Não poderá assim dizer-se, dissentindo deste discurso, que a norma do artigo 5.º do Decreto-Lei 118/85, visando tão-somente matéria de custas judiciais e estabelecendo um regime de isenções que, aliás, foi substancialmente mantido no Decreto-Lei 387-D/87, de 29 de Dezembro (que introduziu profundas alterações no CCJ), não deve haver-se como integradora daquele específico complexo normativo.

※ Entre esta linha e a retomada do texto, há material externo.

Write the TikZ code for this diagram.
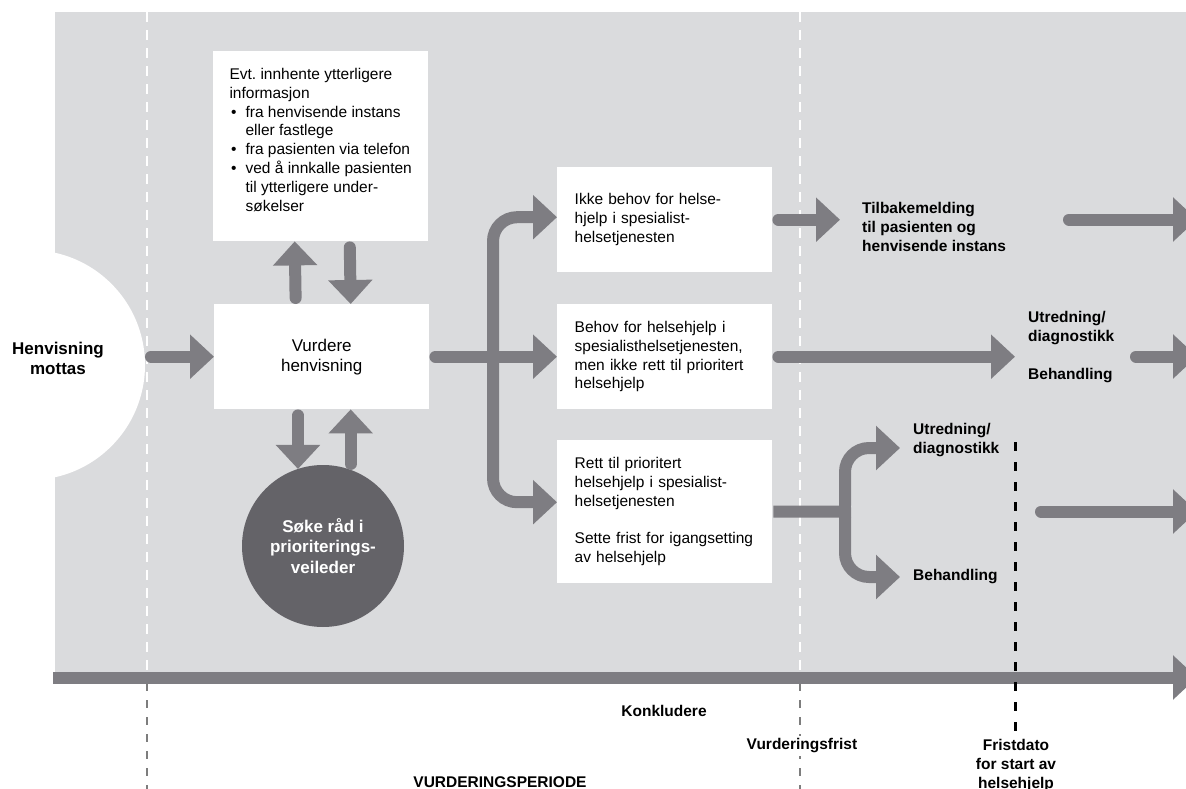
\documentclass[tikz,border=0pt]{standalone}
\usepackage{fontspec}
\setmainfont{Liberation Sans}
\frenchspacing
\usetikzlibrary{arrows.meta}

\definecolor{bggray}{RGB}{218,219,221}
\definecolor{arrowgray}{RGB}{126,125,130}
\definecolor{circgray}{RGB}{100,99,104}
\definecolor{dashgray}{RGB}{125,125,125}

\newcommand\txtfont{\fontsize{15.5}{18.8}\selectfont}
\newcommand\lblfont{\bfseries\fontsize{15.5}{19}\selectfont}
\newcommand\pkt{\makebox[16pt][l]{\hspace{1.5pt}\textbullet}}
\newcommand\inn{\hspace*{16pt}}

\begin{document}
\begin{tikzpicture}[x=1pt,y=-1pt,
                box/.style={rectangle,fill=white,anchor=north west,inner xsep=17.5pt,
                inner ysep=0pt,text width=180pt,minimum height=105pt,align=left,font=\txtfont},
                infobox/.style={rectangle,fill=white,anchor=north west,inner sep=0pt,
                minimum width=215pt,minimum height=190pt,align=left,font=\txtfont},
                flow/.style={draw=arrowgray,line width=12pt,line cap=round,shorten <=6pt,
                -{Triangle[length=24pt,width=43pt]}},
                lbl/.style={font=\lblfont,align=left,inner sep=0pt},
                whitedash/.style={draw=white,line width=2pt,dash pattern=on 10pt off 8pt},
                greydash/.style={draw=dashgray,line width=2.5pt,dash pattern=on 8pt off 9pt},
                blackdash/.style={draw=black,line width=3pt,dash pattern=on 9pt off 11pt}]
                \useasboundingbox (0,0) rectangle (1186,789);
                \clip (0,0) rectangle (1186,789);
                % grey field and timeline marks
                \fill[bggray] (55,12) rectangle (1186,672);
                \node (start) at (30,365) [circle,fill=white,inner sep=0pt,outer sep=0pt,minimum size=230pt] {};
                \draw[whitedash] (147,12) -- (147,672);
                \draw[whitedash] (800,12) -- (800,672);
                \draw[greydash] (147,683) -- (147,789);
                \draw[greydash] (800,683) -- (800,789);

                \node (mottas) at (58,358) [lbl,align=center,font=\bfseries\fontsize{17}{20}\selectfont] {Henvisning\\mottas};
                \node (info) at (213,51) [infobox] {Evt. innhente ytterligere\\
                    informasjon\\
                    \pkt fra henvisende instans\\
                    \inn eller fastlege\\
                    \pkt fra pasienten via telefon\\
                    \pkt ved å innkalle pasienten\\
                    \inn til ytterligere under-\\
                    \inn søkelser\rule[-13pt]{0pt}{13pt}};
                \node (vurdere) at (214,304) [box,align=center,font=\fontsize{17}{20}\selectfont] {Vurdere\\henvisning};
                \node (soke) at (323,546) [circle,fill=circgray,text=white,inner sep=0pt,outer sep=0pt,
                    minimum size=162pt,align=center,font=\bfseries\fontsize{17}{20.5}\selectfont] {Søke råd i\\prioriterings-\\veileder};

                \node (ikke) at (557,167) [box] {Ikke behov for helse-\\hjelp i spesialist-\\helsetjenesten};
                \node (behov) at (557,304) [box] {Behov for helsehjelp i\\spesialisthelsetjenesten,\\men ikke rett til prioritert\\helsehjelp};
                \node (rett) at (557,440) [box,minimum height=143pt] {Rett til prioritert\\helsehjelp i spesialist-\\helsetjenesten\\[18.8pt]Sette frist for igangsetting\\av helsehjelp};

                \node (tilbake) at (862,227) [lbl,anchor=west] {Tilbakemelding\\til pasienten og\\henvisende instans};
                \node (utred1) at (1028,347.5) [lbl,anchor=west] {Utredning/\\diagnostikk\\[19pt]Behandling};
                \node (utred2) at (913,440.5) [lbl,anchor=west] {Utredning/\\diagnostikk};
                \node (beh2) at (913,577) [lbl,anchor=west] {Behandling};

                \coordinate (split) at (493,356.5);
                \coordinate (split2) at (845,511.5);
                \coordinate (out1) at (1063,219.5);
                \coordinate (rim1) at (1197,219.5);
                \coordinate (out2) at (1130,356.5);
                \coordinate (rim2) at (1197,356.5);
                \coordinate (out3) at (1035,511.5);
                \coordinate (rim3) at (1197,511.5);
                \coordinate (axis0) at (53,677.5);
                \coordinate (axis1) at (1197,677.5);

                % arrows
                \draw (start.east |- vurdere.west) edge[flow] (vurdere.west);
                \draw ([xshift=-26pt]vurdere.north) edge[flow] ([xshift=-26pt]info.south);
                \draw ([xshift=29pt]info.south) edge[flow] ([xshift=29pt]vurdere.north);
                \draw (soke.108 |- vurdere.south) edge[flow] (soke.108);
                \draw (soke.70) edge[flow] (soke.70 |- vurdere.south);
                \draw (vurdere.east) edge[flow] (behov.west);
                \draw[flow,rounded corners=24pt] (split) |- ([yshift=2.5pt]ikke.west);
                \draw[flow,rounded corners=24pt] (split) |- ([yshift=9.5pt]rett.west);
                \draw[flow,shorten >=22pt] (ikke.east) -- (ikke.east -| tilbake.west);
                \draw[flow,shorten >=13pt] (behov.east) -- (behov.east -| utred1.west);
                \draw[flow,-,line cap=butt,shorten <=0pt] ([xshift=1pt]rett.east) -- ([xshift=6pt]split2);
                \draw[flow,rounded corners=24pt,shorten >=13pt] (split2) |- ([yshift=-7.5pt]utred2.west);
                \draw[flow,rounded corners=24pt,shorten >=13pt] (split2) |- (beh2.west);
                \draw (out1) edge[flow] (rim1);
                \draw (out2) edge[flow] (rim2);
                \draw (out3) edge[flow] (rim3);
                \draw[flow,line cap=butt,shorten <=0pt] (axis0) -- (axis1);
                \draw[blackdash] (1015,442) -- (1015,789);

                % bottom texts
                \node (konkl) at (664,711) [lbl] {Konkludere};
                \node (vfrist) at (802,746) [lbl,fill=white,inner sep=3pt] {Vurderingsfrist};
                \node (periode) at (500,782) [lbl] {VURDERINGSPERIODE};
                \node (fristdato) at (1016,765) [lbl,align=center,fill=white,inner sep=3pt] {Fristdato\\for start av\\helsehjelp};
            \end{tikzpicture}
\end{document}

É que a existência ou inexistência desta isenção, para além de traduzir uma regalia integrada na esfera dos direitos que compõem aquele complexo normativo, há-de derivar de um certo entendimento legislativo sobre o estatuto das associações e dos partidos políticos que, manifestamente, está reservado à AR.
III - A decisão
Nestes termos, decide-se declarar a inconstitucionalidade, com força obrigatória geral, da norma do artigo 5.º do Decreto-Lei 118/85, de 19 de Abril, na parte em que revoga a alínea e) do artigo 9.º do Decreto-Lei 595/74, de 7 de Novembro, por violação do disposto no artigo 167.º, alínea d), da Constituição.
Lisboa, 12 de Julho de 1988. - Antero Alves Monteiro Dinis - José Martins da Fonseca - José Manuel Cardoso da Costa - Raul Mateus - Vital Moreira - Messias Bento - José Magalhães Godinho - Luís Nunes de Almeida - Mário de Brito - Armando Manuel Marques Guedes.